**Problem**
Pick out each line with the word "diagram" from the material that follows.

>> START The input

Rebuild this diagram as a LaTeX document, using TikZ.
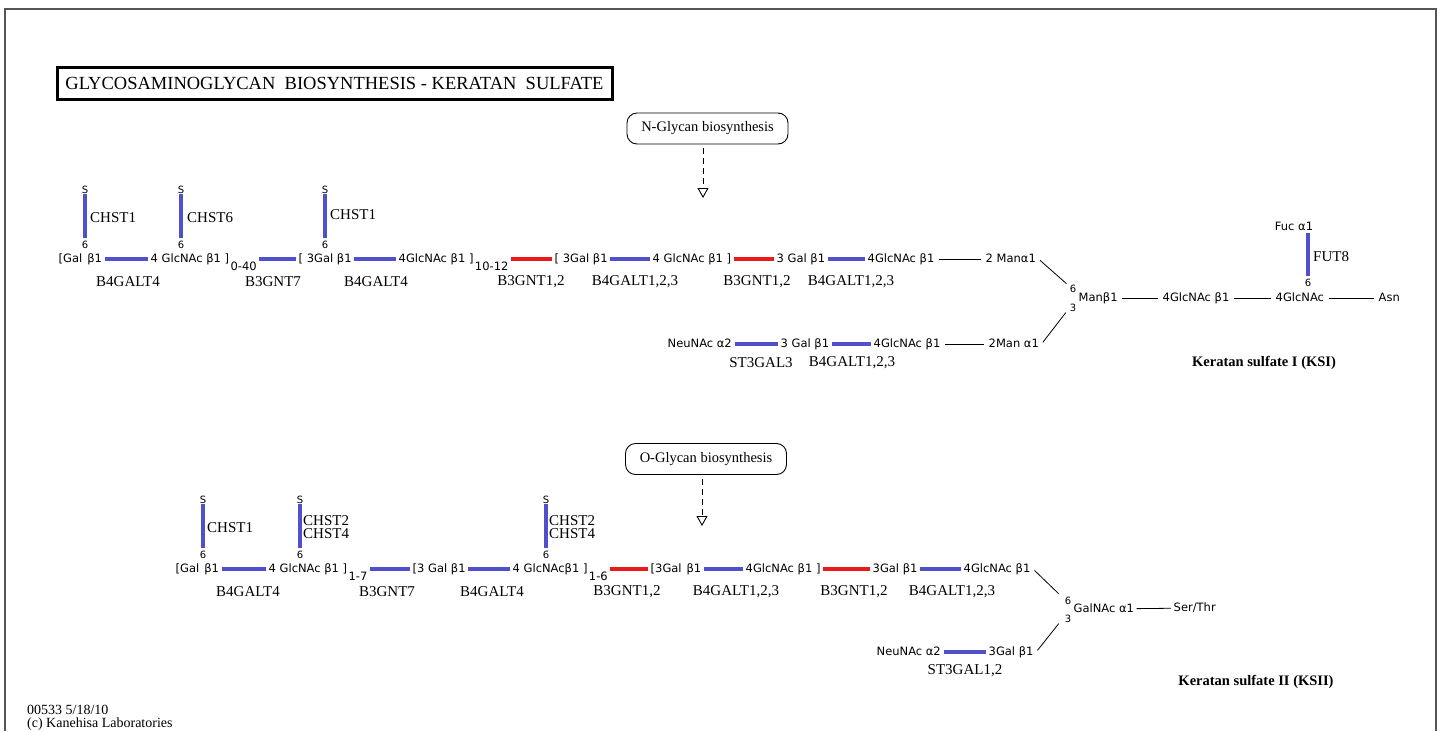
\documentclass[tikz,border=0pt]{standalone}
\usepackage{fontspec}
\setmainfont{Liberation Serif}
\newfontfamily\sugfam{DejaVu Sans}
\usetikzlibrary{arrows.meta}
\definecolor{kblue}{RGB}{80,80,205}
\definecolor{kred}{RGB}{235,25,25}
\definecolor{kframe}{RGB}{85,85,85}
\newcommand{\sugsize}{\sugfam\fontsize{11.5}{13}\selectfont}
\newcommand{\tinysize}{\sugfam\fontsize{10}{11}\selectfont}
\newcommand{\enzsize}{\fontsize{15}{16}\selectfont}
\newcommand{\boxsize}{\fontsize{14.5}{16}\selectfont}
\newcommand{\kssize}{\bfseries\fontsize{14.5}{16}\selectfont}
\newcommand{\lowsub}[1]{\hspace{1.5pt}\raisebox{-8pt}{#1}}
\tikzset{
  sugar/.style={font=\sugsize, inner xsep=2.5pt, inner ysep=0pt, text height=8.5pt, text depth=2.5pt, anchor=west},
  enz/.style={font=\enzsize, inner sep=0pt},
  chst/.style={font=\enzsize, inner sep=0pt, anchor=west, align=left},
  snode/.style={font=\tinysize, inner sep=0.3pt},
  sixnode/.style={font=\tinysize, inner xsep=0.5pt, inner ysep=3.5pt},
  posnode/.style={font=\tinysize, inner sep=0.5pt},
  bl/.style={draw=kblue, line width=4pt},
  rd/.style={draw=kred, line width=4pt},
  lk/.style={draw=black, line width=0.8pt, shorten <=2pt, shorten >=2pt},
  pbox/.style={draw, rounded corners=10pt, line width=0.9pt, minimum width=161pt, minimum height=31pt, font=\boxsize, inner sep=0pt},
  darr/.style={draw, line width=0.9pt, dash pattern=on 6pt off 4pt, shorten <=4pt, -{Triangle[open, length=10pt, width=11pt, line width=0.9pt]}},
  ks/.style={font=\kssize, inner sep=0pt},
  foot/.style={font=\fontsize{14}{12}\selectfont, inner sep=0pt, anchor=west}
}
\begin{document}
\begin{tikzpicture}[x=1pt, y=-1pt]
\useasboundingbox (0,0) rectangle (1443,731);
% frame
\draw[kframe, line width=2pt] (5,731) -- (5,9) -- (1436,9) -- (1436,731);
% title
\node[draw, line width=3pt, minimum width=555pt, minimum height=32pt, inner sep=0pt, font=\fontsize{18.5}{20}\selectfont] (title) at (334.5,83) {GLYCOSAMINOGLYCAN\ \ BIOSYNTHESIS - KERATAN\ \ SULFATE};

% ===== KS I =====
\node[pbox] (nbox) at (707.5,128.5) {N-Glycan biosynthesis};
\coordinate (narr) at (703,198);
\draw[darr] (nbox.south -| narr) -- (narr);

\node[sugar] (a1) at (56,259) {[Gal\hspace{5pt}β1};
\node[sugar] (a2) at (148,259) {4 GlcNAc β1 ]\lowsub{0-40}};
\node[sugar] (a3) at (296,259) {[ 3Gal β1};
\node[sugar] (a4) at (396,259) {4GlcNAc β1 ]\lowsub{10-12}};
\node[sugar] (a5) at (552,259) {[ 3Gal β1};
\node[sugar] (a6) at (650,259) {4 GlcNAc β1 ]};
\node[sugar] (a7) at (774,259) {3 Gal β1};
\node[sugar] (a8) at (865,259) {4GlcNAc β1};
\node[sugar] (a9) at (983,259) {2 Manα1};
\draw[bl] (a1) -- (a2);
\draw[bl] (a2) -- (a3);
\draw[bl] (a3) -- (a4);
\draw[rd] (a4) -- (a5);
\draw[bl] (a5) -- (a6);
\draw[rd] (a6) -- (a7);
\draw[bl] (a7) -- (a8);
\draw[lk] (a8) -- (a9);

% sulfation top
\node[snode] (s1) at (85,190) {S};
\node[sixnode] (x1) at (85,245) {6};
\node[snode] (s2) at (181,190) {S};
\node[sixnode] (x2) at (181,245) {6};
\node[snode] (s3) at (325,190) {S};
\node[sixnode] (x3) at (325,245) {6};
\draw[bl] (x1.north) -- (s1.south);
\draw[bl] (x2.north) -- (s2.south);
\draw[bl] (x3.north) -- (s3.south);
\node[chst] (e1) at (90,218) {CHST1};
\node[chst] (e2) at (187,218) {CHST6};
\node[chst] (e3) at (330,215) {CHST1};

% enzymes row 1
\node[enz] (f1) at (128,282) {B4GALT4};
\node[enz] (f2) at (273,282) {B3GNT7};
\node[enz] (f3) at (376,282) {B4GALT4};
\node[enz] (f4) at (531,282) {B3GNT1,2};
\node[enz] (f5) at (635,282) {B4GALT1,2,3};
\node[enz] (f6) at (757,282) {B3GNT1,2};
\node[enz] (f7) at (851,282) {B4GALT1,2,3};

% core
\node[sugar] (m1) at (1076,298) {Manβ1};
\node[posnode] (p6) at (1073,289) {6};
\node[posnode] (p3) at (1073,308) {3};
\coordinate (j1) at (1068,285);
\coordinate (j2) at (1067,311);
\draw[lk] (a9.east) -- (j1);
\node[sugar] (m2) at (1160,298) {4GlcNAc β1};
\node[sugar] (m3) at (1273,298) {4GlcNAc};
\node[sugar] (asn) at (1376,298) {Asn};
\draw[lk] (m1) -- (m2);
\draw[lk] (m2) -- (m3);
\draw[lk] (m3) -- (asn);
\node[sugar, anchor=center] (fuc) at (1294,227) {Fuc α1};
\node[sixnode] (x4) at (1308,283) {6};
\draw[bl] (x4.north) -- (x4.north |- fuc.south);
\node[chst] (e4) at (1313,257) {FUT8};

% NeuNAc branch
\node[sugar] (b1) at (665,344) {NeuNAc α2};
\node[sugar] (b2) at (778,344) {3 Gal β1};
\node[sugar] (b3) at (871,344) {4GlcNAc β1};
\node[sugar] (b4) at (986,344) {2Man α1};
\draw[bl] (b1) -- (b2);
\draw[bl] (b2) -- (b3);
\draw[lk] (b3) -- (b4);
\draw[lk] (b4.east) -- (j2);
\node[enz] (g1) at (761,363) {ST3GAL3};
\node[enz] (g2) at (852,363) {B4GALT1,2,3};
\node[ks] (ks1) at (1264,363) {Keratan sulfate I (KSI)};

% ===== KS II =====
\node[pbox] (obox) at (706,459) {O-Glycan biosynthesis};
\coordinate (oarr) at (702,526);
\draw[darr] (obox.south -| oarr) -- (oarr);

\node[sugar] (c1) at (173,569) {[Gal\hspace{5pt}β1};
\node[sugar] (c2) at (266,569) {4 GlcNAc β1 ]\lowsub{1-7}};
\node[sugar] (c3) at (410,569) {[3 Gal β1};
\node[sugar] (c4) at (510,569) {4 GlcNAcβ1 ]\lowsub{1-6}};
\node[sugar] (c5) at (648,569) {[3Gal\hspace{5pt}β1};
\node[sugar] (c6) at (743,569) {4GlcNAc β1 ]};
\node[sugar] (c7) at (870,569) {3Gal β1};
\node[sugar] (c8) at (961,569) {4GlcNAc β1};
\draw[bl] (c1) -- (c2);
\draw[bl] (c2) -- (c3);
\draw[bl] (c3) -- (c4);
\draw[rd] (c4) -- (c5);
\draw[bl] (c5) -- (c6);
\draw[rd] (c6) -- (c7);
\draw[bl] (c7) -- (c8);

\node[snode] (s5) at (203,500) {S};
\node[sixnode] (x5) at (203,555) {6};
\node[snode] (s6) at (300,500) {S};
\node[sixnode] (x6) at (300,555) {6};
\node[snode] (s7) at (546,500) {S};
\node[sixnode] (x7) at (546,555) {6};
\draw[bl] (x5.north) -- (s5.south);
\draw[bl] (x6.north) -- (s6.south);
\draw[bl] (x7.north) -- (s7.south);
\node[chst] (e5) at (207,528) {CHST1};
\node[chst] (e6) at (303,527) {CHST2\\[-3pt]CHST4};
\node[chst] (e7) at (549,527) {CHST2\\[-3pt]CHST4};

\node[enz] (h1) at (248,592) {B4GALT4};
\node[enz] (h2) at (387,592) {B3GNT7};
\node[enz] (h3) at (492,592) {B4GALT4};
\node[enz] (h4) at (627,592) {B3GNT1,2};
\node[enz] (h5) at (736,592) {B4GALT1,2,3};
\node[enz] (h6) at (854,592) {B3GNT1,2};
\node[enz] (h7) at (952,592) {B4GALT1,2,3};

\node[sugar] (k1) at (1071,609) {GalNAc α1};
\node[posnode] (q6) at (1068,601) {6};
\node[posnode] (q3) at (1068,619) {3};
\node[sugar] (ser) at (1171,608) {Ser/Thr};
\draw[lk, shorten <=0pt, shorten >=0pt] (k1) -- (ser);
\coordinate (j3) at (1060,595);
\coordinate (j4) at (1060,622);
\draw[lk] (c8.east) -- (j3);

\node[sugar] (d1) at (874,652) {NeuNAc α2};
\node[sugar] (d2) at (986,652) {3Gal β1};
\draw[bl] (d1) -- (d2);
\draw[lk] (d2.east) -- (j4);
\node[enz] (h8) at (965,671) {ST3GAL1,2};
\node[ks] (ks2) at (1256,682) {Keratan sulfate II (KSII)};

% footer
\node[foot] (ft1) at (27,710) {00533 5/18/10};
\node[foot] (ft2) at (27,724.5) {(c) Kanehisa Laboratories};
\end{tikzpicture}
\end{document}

>> END The input
>> START The input

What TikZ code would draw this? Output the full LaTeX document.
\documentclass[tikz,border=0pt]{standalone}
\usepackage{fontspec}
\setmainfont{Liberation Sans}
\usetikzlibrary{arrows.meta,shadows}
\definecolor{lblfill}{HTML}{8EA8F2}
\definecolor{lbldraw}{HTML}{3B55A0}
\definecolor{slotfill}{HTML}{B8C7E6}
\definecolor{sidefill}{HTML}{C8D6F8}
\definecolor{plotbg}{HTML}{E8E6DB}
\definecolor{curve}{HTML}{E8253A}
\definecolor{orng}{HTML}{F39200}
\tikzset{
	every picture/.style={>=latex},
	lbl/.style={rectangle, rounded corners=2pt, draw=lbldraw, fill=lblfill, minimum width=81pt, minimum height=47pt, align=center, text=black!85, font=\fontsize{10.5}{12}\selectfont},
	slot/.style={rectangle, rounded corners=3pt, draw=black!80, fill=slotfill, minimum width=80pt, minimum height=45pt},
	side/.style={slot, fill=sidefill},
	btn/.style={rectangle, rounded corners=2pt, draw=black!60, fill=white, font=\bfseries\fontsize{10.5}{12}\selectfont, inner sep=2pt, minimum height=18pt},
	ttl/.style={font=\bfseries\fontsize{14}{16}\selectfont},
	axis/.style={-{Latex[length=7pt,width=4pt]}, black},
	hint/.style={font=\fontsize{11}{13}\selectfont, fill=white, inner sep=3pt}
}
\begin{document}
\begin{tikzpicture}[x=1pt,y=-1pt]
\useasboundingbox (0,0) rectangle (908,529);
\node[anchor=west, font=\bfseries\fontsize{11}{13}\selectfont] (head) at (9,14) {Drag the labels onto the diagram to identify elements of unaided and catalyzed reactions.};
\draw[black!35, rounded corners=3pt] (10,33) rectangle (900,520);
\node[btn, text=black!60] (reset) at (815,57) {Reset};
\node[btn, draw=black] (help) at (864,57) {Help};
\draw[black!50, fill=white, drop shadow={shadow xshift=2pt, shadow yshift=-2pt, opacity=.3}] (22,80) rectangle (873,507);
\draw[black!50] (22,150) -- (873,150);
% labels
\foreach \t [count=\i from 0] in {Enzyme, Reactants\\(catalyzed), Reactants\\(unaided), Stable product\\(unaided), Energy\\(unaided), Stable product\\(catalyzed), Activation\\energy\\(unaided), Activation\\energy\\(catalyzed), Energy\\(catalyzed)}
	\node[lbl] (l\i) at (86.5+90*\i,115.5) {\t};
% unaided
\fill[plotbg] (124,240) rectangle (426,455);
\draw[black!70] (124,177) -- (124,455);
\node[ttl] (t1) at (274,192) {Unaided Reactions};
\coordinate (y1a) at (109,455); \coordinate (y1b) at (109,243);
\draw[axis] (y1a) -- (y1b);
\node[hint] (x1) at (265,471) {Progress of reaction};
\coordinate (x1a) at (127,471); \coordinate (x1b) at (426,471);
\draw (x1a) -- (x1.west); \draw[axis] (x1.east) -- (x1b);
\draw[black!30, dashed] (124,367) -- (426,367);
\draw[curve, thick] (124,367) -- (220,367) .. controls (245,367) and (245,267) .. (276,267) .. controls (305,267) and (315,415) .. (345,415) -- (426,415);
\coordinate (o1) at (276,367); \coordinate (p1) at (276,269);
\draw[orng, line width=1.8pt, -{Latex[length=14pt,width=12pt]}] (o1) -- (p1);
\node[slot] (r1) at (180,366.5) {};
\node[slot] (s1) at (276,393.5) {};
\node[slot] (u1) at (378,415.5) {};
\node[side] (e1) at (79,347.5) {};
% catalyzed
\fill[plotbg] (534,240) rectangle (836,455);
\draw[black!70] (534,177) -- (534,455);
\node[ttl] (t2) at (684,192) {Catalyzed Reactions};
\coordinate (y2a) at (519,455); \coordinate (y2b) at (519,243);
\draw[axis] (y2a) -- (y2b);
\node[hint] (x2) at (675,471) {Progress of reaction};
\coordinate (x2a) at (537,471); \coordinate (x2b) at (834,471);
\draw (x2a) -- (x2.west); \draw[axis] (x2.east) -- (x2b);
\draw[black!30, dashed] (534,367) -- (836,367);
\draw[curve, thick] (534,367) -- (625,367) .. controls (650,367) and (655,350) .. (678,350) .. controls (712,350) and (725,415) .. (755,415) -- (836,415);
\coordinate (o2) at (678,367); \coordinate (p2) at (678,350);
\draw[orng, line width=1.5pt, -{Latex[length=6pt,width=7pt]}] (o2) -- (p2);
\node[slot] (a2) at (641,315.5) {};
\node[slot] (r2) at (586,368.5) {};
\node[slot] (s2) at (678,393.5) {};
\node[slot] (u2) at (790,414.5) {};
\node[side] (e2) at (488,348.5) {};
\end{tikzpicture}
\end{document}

>> END The input
>> START The input

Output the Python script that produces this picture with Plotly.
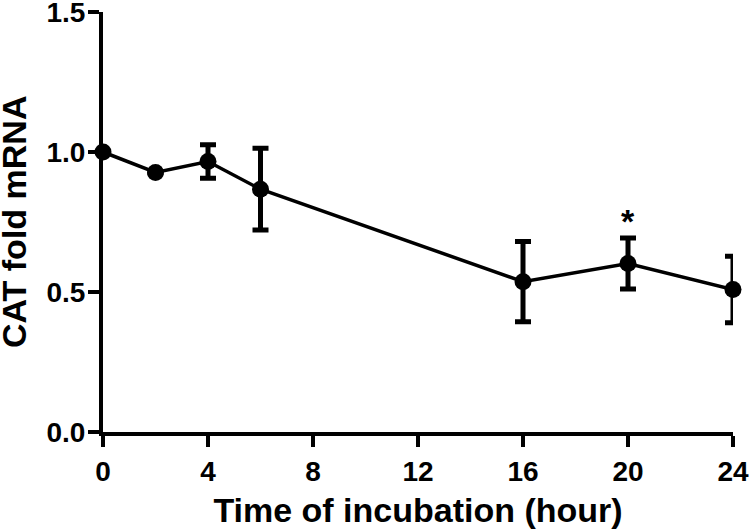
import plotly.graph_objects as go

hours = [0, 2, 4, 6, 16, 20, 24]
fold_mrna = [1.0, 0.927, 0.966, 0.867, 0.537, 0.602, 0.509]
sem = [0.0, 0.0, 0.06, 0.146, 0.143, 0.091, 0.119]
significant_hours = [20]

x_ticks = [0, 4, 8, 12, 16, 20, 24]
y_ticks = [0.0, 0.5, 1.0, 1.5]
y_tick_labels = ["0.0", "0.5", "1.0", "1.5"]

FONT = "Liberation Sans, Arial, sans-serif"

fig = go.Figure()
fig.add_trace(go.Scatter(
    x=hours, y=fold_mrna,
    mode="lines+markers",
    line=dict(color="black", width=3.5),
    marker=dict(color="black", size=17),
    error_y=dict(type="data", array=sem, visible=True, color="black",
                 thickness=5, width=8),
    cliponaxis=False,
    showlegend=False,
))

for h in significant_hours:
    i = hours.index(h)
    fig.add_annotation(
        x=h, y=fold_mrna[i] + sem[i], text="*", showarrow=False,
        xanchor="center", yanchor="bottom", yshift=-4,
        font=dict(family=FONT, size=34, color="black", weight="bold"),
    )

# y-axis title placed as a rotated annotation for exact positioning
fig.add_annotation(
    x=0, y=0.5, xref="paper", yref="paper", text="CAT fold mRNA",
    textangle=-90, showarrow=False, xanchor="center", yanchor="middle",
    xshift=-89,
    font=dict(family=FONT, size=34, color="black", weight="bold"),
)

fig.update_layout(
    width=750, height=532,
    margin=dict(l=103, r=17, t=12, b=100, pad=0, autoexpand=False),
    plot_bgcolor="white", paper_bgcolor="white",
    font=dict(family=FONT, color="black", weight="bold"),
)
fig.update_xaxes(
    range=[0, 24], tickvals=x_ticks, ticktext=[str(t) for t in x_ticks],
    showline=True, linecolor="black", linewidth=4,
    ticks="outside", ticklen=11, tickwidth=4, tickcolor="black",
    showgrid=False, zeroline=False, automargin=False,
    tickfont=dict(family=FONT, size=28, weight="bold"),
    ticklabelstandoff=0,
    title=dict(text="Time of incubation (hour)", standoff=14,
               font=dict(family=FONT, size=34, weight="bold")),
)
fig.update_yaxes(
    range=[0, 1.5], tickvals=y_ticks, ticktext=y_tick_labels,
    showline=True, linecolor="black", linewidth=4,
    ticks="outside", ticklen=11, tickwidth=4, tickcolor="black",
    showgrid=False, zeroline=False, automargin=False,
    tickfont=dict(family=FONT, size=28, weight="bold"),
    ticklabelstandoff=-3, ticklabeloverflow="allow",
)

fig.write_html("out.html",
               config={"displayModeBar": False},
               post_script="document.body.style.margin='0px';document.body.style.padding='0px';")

>> END The input

**In response**
Rebuild this diagram as a LaTeX document, using TikZ.
\node[anchor=west, font=\bfseries\fontsize{11}{13}\selectfont] (head) at (9,14) {Drag the labels onto the diagram to identify elements of unaided and catalyzed reactions.};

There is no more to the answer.